The last time I traveled solo internationally was when I went to Spain back in college. Back then, my planning was … minimal. I often flew by the seat of my pants. You know what? Things tended to work out okay. But I’m almost twenty-fives years older now–that’s a lot of time in which to ossify.

But with only seventeen days left to go, I’m clearly gonna have to approach things to some degree as I did back then. Intellectually, I know it’s going to be okay–this is Western Europe that I’m traveling to. It’s not like I’m going somewhere where if I forget to pack something, I might die.

I know that intellectually. I’m nevertheless scared as hell. Am I going to do it anyway? Yes, I am.

I Leave for Europe In Eighteen Days

I leave for Europe in eighteen days. I’ll be there for just over seven weeks as I follow the ATP and WTA tennis tours through a substantial part of the clay-court season. I’ll to be at the tournaments in Barcelona, Madrid, and Rome, before finishing up in Paris at Roland Garros.

The goal for the trip is to put energy and intention into the belief that I have something substantial to offer as a coach of flow to athletes at that level, and hope the universe responds.

Do I fully have that self-belief. No, I’m scared as hell. Am I going to do it anyway? Yes, I am.

From the Zero Drafts: 30 March 2015

This comes from a zero draft in which I attempted to write about the broader social significance of the popularity of Game of Thrones. The piece never came to fruition, but when I came across this paragraph, I had to smile.

Some might object that the word I use, nerd, should actually be geek.

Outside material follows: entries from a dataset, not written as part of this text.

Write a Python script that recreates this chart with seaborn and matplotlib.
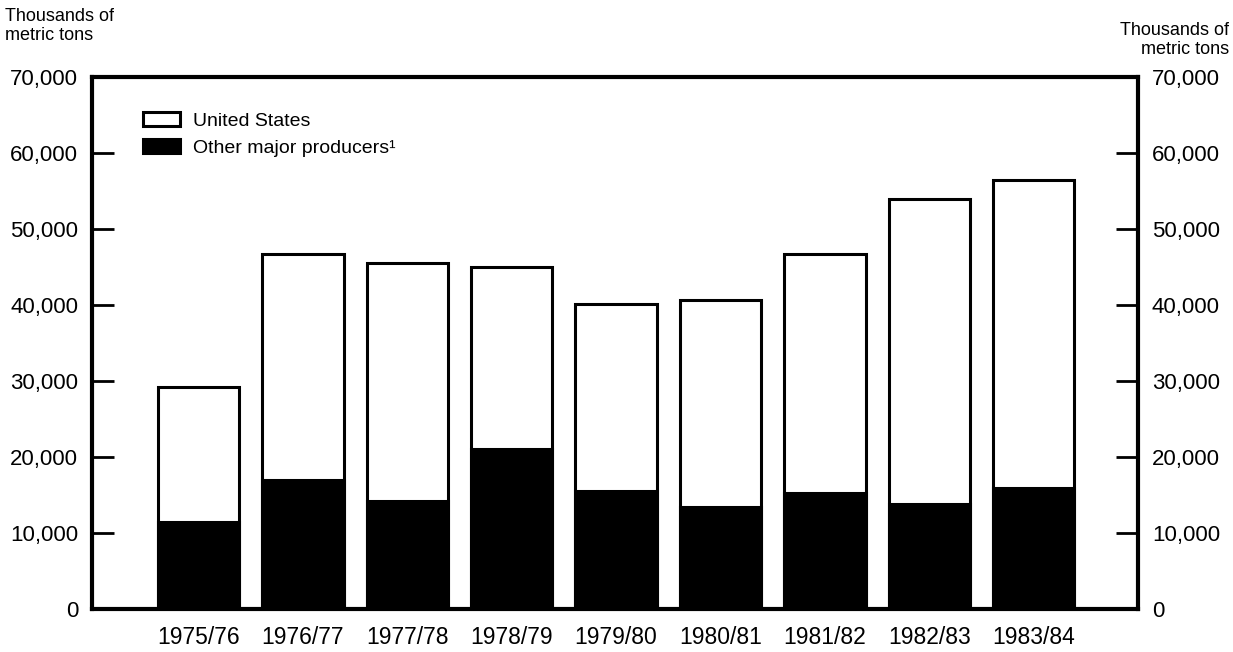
import pandas as pd
import matplotlib.pyplot as plt
import seaborn as sns

sns.set_style("white")
plt.rcParams["font.family"] = ["Liberation Sans", "DejaVu Sans"]
plt.rcParams["text.color"] = "black"
plt.rcParams["xtick.color"] = "black"
plt.rcParams["ytick.color"] = "black"
plt.rcParams["axes.labelcolor"] = "black"

# crop years and production, thousands of metric tons
years = ["1975/76", "1976/77", "1977/78", "1978/79", "1979/80",
         "1980/81", "1981/82", "1982/83", "1983/84"]
other_producers = [11500, 17000, 14200, 21000, 15500, 13400, 15200, 13800, 15900]
united_states = [17700, 29700, 31300, 24000, 24600, 27300, 31500, 40200, 40600]
y_ticks = [0, 10000, 20000, 30000, 40000, 50000, 60000, 70000]

df = pd.DataFrame({"year": years, "us": united_states, "other": other_producers})
df["total"] = df["us"] + df["other"]

fig = plt.figure(figsize=(12.33, 6.52), dpi=100)
ax = fig.add_axes([0.0746, 0.066, 0.8484, 0.816])

# stacked bars: full height in white, other producers in black on top
sns.barplot(data=df, x="year", y="total", color="white", edgecolor="black",
            linewidth=2.2, width=0.78, saturation=1, label="United States", ax=ax)
sns.barplot(data=df, x="year", y="other", color="black", edgecolor="black",
            linewidth=2.2, width=0.78, saturation=1,
            label="Other major producers\u00b9", ax=ax)

ax.set_xlim(-1.02, 9.0)
ax.set_ylim(0, 70000)
ax.set_yticks(y_ticks)
ax.set_yticklabels([f"{v:,}" for v in y_ticks])
ax.set_xlabel("")
ax.set_ylabel("")

ax.tick_params(axis="y", direction="in", length=16, width=2, labelsize=16,
               pad=10, left=True, right=True, labelleft=True, labelright=True,
               colors="black")
ax.tick_params(axis="x", length=0, labelsize=16.5, pad=12, colors="black")

for side in ["left", "right", "top", "bottom"]:
    ax.spines[side].set_visible(True)
    ax.spines[side].set_color("black")
    ax.spines[side].set_linewidth(3)

ax.legend(loc="upper left", bbox_to_anchor=(0.049, 0.934), frameon=False,
          fontsize=14, borderpad=0, borderaxespad=0, handlelength=1.9,
          handleheight=0.7, handletextpad=0.65, labelspacing=0.5)

fig.text(0.004, 0.988, "Thousands of\nmetric tons", ha="left", va="top",
         fontsize=13, linespacing=1.15, color="black")
fig.text(0.997, 0.966, "Thousands of\nmetric tons", ha="right", va="top",
         fontsize=13, linespacing=1.15, color="black")

plt.savefig("out.png", dpi=100)
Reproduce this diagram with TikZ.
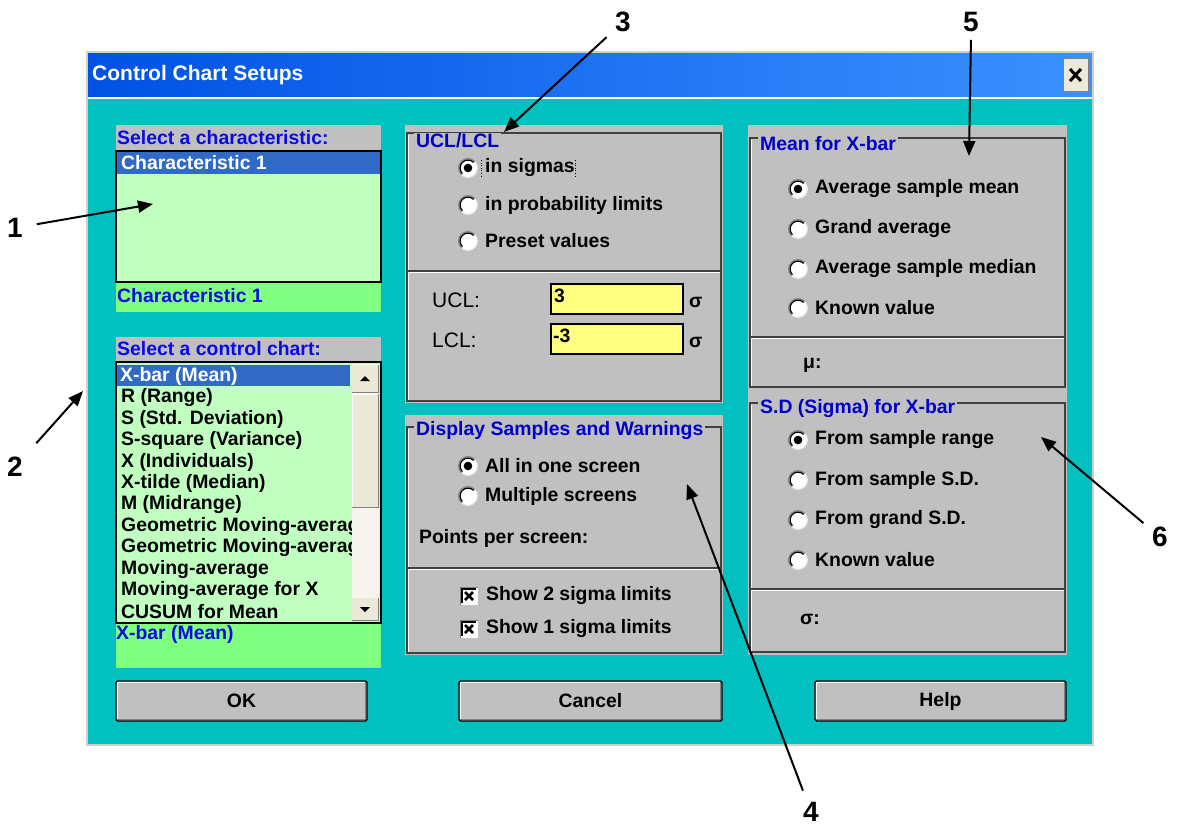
\documentclass[tikz,border=0pt]{standalone}
\usepackage{fontspec}
\setmainfont{Liberation Sans}
\usetikzlibrary{arrows.meta,calc}

\definecolor{winteal}{RGB}{0,192,192}
\definecolor{wingray}{RGB}{192,192,192}
\definecolor{listgreen}{RGB}{192,255,192}
\definecolor{stripgreen}{RGB}{128,255,128}
\definecolor{fieldyellow}{RGB}{255,255,128}
\definecolor{selblue}{RGB}{49,106,197}
\definecolor{labelblue}{RGB}{10,10,230}
\definecolor{titleblue}{RGB}{0,0,200}
\definecolor{xpbeige}{RGB}{236,233,216}
\definecolor{framegray}{RGB}{212,208,200}
\definecolor{darkedge}{RGB}{64,64,64}

\tikzset{
  ui/.style={font=\fontsize{19.4}{22}\selectfont\bfseries,inner sep=0pt,anchor=west},
  uiblue/.style={ui,text=labelblue},
  grouptitle/.style={ui,text=titleblue,fill=wingray,inner xsep=2pt,inner ysep=1pt},
  num/.style={font=\fontsize{28}{30}\selectfont\bfseries,inner sep=4pt},
  callout/.style={line width=2pt,-{Triangle[length=15pt,width=12pt]}},
  etchdark/.style={draw=darkedge,line width=1.2pt},
  etchlight/.style={draw=white,line width=1.2pt},
  % radio button: sunken circle, shadowed on the upper left half
  radiooff/.pic={
    \fill[white] (0,0) circle [radius=9.3pt];
    \draw[white!85!gray,line width=1.2pt] (0,0) circle [radius=9.3pt];
    \begin{scope}
      \clip (-13,13) -- (-13,-13) -- (13,-13) -- cycle;
      \draw[gray,line width=1.4pt] (0,0) circle [radius=9.3pt];
      \draw[black,line width=1.2pt] (0,0) circle [radius=7.9pt];
    \end{scope}
  },
  radioon/.pic={
    \pic {radiooff};
    \fill[black] (0,0) circle [radius=4.3pt];
  },
  checkon/.pic={
    \fill[white] (-8.5,-8.5) rectangle (8.5,8.5);
    \draw[gray,line width=1.4pt] (-8.5,8.5) -- (-8.5,-8.5) -- (8.5,-8.5);
    \draw[black,line width=1.2pt] (-7,7) -- (-7,-7) -- (7,-7);
    \draw[black,line width=2.8pt] (-4,-4) -- (4,4) (-4,4) -- (4,-4);
  },
  pushbtn/.style={draw=black,line width=1.4pt,fill=wingray,rounded corners=1.5pt,
    font=\fontsize{19.4}{22}\selectfont\bfseries,inner sep=0pt}
}

\begin{document}
\begin{tikzpicture}[x=1pt,y=-1pt]
\useasboundingbox[fill=white] (0,0) rectangle (1179,827);

% ---------- window ----------
\fill[winteal] (87,97) rectangle (1093,745);
\shade[left color={rgb,255:red,0;green,82;blue,228},right color={rgb,255:red,60;green,145;blue,255}]
  (87,52) rectangle (1093,97);
\draw[white!80!framegray,line width=1.5pt] (87,98) -- (1093,98);
\draw[framegray,line width=2pt] (87,52) rectangle (1093,745);
\node[ui,text=white,font=\fontsize{21}{24}\selectfont\bfseries] (wintitle) at (92,75) {Control Chart Setups};

% close button
\node[draw=gray,fill=xpbeige,minimum width=25pt,minimum height=33pt,inner sep=0pt] (closebtn) at (1075.5,75) {};
\draw[black,line width=3pt] (1070,69) -- (1081,81) (1070,81) -- (1081,69);

% ---------- characteristic list ----------
\fill[wingray] (116,125) rectangle (381,151);
\node[uiblue] (charhead) at (117,138) {Select a characteristic:};
\fill[listgreen] (116,151) rectangle (381,282);
\fill[selblue] (117,152) rectangle (380,174);
\node[ui,text=white] (charsel) at (121,163) {Characteristic 1};
\draw[black,line width=1.5pt] (116,151) rectangle (381,282);
\fill[stripgreen] (116,283) rectangle (381,312);
\node[uiblue] (charcur) at (117,296) {Characteristic 1};

% ---------- control chart list ----------
\fill[wingray] (116,337) rectangle (381,362);
\node[uiblue] (charthead) at (117,349) {Select a control chart:};
\fill[listgreen] (116,362) rectangle (381,623);
\fill[selblue] (117,365) rectangle (350,386);
\begin{scope}
  \clip (117,363) rectangle (351,622);
  \node[ui,text=white] (item0) at (120,376.5) {X-bar (Mean)};
  \foreach \t [count=\i] in {{R (Range)},{S (Std. Deviation)},{S-square (Variance)},
      {X (Individuals)},{X-tilde (Median)},{M (Midrange)},{Geometric Moving-average},
      {Geometric Moving-average},{Moving-average},{Moving-average for X},{CUSUM for Mean}}
    \node[ui] (item\i) at (121,376.5+21.4*\i) {\t};
\end{scope}
% scroll bar
\fill[xpbeige!50!white] (352,364) rectangle (379,621);
\fill[xpbeige] (352,365) rectangle (378,392);
\draw[gray] (352,392) -- (378,392) -- (378,365);
\fill[xpbeige] (352,394) rectangle (378,507);
\draw[gray] (352,507) -- (378,507) -- (378,394);
\draw[white] (352.5,507) -- (352.5,394) -- (378,394);
\fill[xpbeige] (352,598) rectangle (378,620);
\draw[gray] (352,620) -- (378,620) -- (378,598);
\fill[black] (360,381) -- (370,381) -- (365,376) -- cycle;
\fill[black] (360,607) -- (370,607) -- (365,612) -- cycle;
\draw[black,line width=1.5pt] (116,362) rectangle (381,623);
\fill[stripgreen] (116,624) rectangle (381,668);
\node[uiblue] (chartcur) at (116,634) {X-bar (Mean)};

% ---------- UCL/LCL group ----------
\fill[wingray] (405,125) rectangle (723,403);
\draw[etchdark] (407,133) rectangle (721,401);
\draw[etchlight] (408.5,134.5) -- (408.5,399.5);
\draw[etchdark] (407,271) -- (721,271);
\draw[etchlight] (408,272.5) -- (720,272.5);
\node[grouptitle] (ucltitle) at (414,141) {UCL/LCL};
\pic at (468,168) {radioon};
\pic at (468,205) {radiooff};
\pic at (468,241) {radiooff};
\node[ui] (sigmas) at (485,168) {in sigmas};
\draw[black,dotted,line width=0.6pt] (481,160) -- (481,178) (575,160) -- (575,178);
\node[ui] (problim) at (485,205) {in probability limits};
\node[ui] (preset) at (485,241) {Preset values};
\node[ui,font=\fontsize{21}{24}\selectfont] (ucllab) at (432,300) {UCL:};
\node[ui,font=\fontsize{21}{24}\selectfont] (lcllab) at (432,340) {LCL:};
\node[draw=black,line width=1.4pt,fill=fieldyellow,minimum width=132pt,minimum height=30pt,inner sep=0pt] (uclbox) at (617,299) {};
\node[draw=black,line width=1.4pt,fill=fieldyellow,minimum width=132pt,minimum height=30pt,inner sep=0pt] (lclbox) at (617,339) {};
\node[ui] (uclval) at (554,296) {3};
\node[ui] (lclval) at (553,336) {-3};
\node[ui] (uclsig) at (689,302) {σ};
\node[ui] (lclsig) at (689,342) {σ};

% ---------- display group ----------
\fill[wingray] (405,415) rectangle (723,655);
\draw[etchdark] (407,427) rectangle (721,653);
\draw[etchlight] (408.5,428.5) -- (408.5,651.5);
\draw[etchdark] (407,568) -- (721,568);
\draw[etchlight] (408,569.5) -- (720,569.5);
\node[grouptitle] (disptitle) at (414,431) {Display Samples and Warnings};
\pic at (468,466) {radioon};
\pic at (468,496) {radiooff};
\node[ui] (allone) at (485,466) {All in one screen};
\node[ui] (multi) at (485,496) {Multiple screens};
\node[ui] (points) at (419,538) {Points per screen:};
\pic at (469,596) {checkon};
\pic at (469,629) {checkon};
\node[ui] (show2) at (486,596) {Show 2 sigma limits};
\node[ui] (show1) at (486,629) {Show 1 sigma limits};

% ---------- mean group ----------
\fill[wingray] (748,125) rectangle (1067,390);
\draw[etchdark] (750,138) rectangle (1065,387);
\draw[etchlight] (751.5,139.5) -- (751.5,385.5);
\draw[etchdark] (750,337) -- (1065,337);
\draw[etchlight] (751,338.5) -- (1064,338.5);
\node[grouptitle] (meantitle) at (758,144) {Mean for X-bar};
\pic at (798,189) {radioon};
\pic at (798,229) {radiooff};
\pic at (798,269) {radiooff};
\pic at (798,308) {radiooff};
\node[ui] (avgmean) at (815,189) {Average sample mean};
\node[ui] (grand) at (815,229) {Grand average};
\node[ui] (avgmed) at (815,269) {Average sample median};
\node[ui] (knownmu) at (815,308) {Known value};
\node[ui] (mulab) at (803,365) {μ:};

% ---------- sigma group ----------
\fill[wingray] (748,390) rectangle (1067,655);
\draw[etchdark] (750,403) rectangle (1065,652);
\draw[etchlight] (751.5,404.5) -- (751.5,650.5);
\draw[etchdark] (750,589) -- (1065,589);
\draw[etchlight] (751,590.5) -- (1064,590.5);
\node[grouptitle] (sdtitle) at (758,409) {S.D (Sigma) for X-bar};
\pic at (798,440) {radioon};
\pic at (798,480) {radiooff};
\pic at (798,520) {radiooff};
\pic at (798,560) {radiooff};
\node[ui] (fromrange) at (815,440) {From sample range};
\node[ui] (fromsd) at (815,480) {From sample S.D.};
\node[ui] (fromgrand) at (815,520) {From grand S.D.};
\node[ui] (knownsd) at (815,560) {Known value};
\node[ui] (siglab) at (800,619) {σ:};

% ---------- push buttons ----------
\foreach \nm/\cx/\w/\txt in {okbtn/241.5/251/OK, cancelbtn/590.5/263/Cancel, helpbtn/940.5/251/Help} {
  \node[pushbtn,minimum width=\w pt,minimum height=40pt] (\nm) at (\cx,701) {\txt};
  \draw[white,line width=1.5pt] ($(\nm.south west)+(2,-2)$) -- ($(\nm.north west)+(2,2)$) -- ($(\nm.north east)+(-2,2)$);
  \draw[gray,line width=1.5pt] ($(\nm.south west)+(2,-2)$) -- ($(\nm.south east)+(-2,-2)$) -- ($(\nm.north east)+(-2,2)$);
}

% ---------- callouts ----------
\node[num] (n1) at (15,228) {1};
\node[num] (n2) at (15,467) {2};
\node[num] (n3) at (623,22) {3};
\node[num] (n4) at (811,812) {4};
\node[num] (n5) at (971,22) {5};
\node[num] (n6) at (1160,537) {6};
\coordinate (t1) at (153,204);
\coordinate (t2) at (83,391);
\coordinate (t3) at (504,132);
\coordinate (t4) at (687,484);
\coordinate (t5) at (969,156);
\coordinate (t6) at (1041,437);
\draw[callout,shorten <=10pt] (n1) -- (t1);
\draw[callout,shorten <=14pt] (n2) -- (t2);
\draw[callout,shorten <=6pt] (n3) -- (t3);
\draw[callout,shorten <=8pt] (n4) -- (t4);
\draw[callout,shorten <=4pt] (n5.south) -- (t5);
\draw[callout,shorten <=6pt] (n6) -- (t6);
\end{tikzpicture}
\end{document}
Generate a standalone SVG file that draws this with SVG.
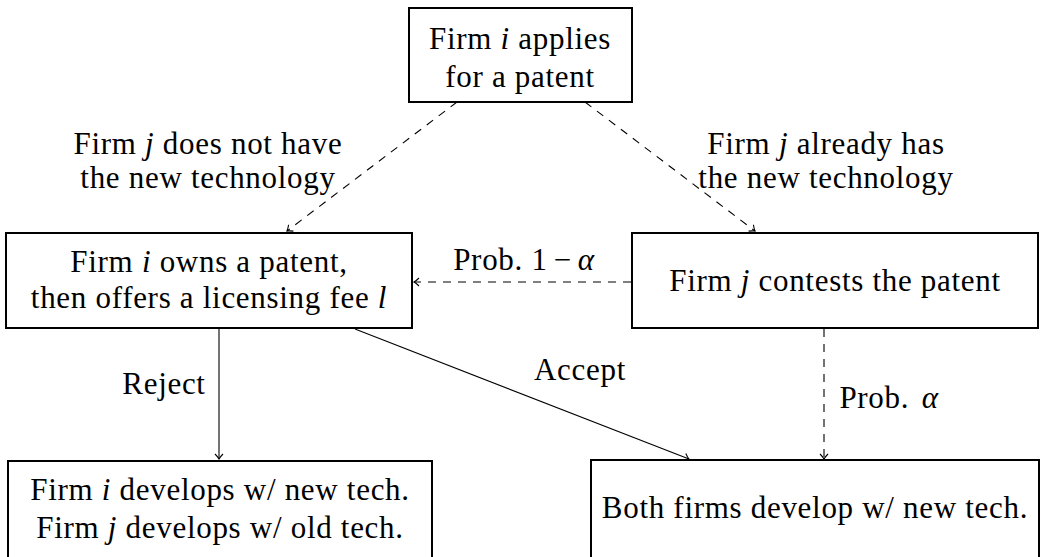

Feel free to do a little mental find and replace if you feel that way.

At this point in my life I’m pretty adept at passing as a normal person, but really I’ve always been and will always be a nerd, and for me and all of those like me, there’s a certain vindication when nerd culture rises in prominence and becomes an important piece of the greater conversation, and big-time popular entertainment in the fantasy/sci-fi world is always our crowning moment. “It’s our world now, bitches,” we cry out, shaking our puny but dexterous (for we are excellent typists) little fists.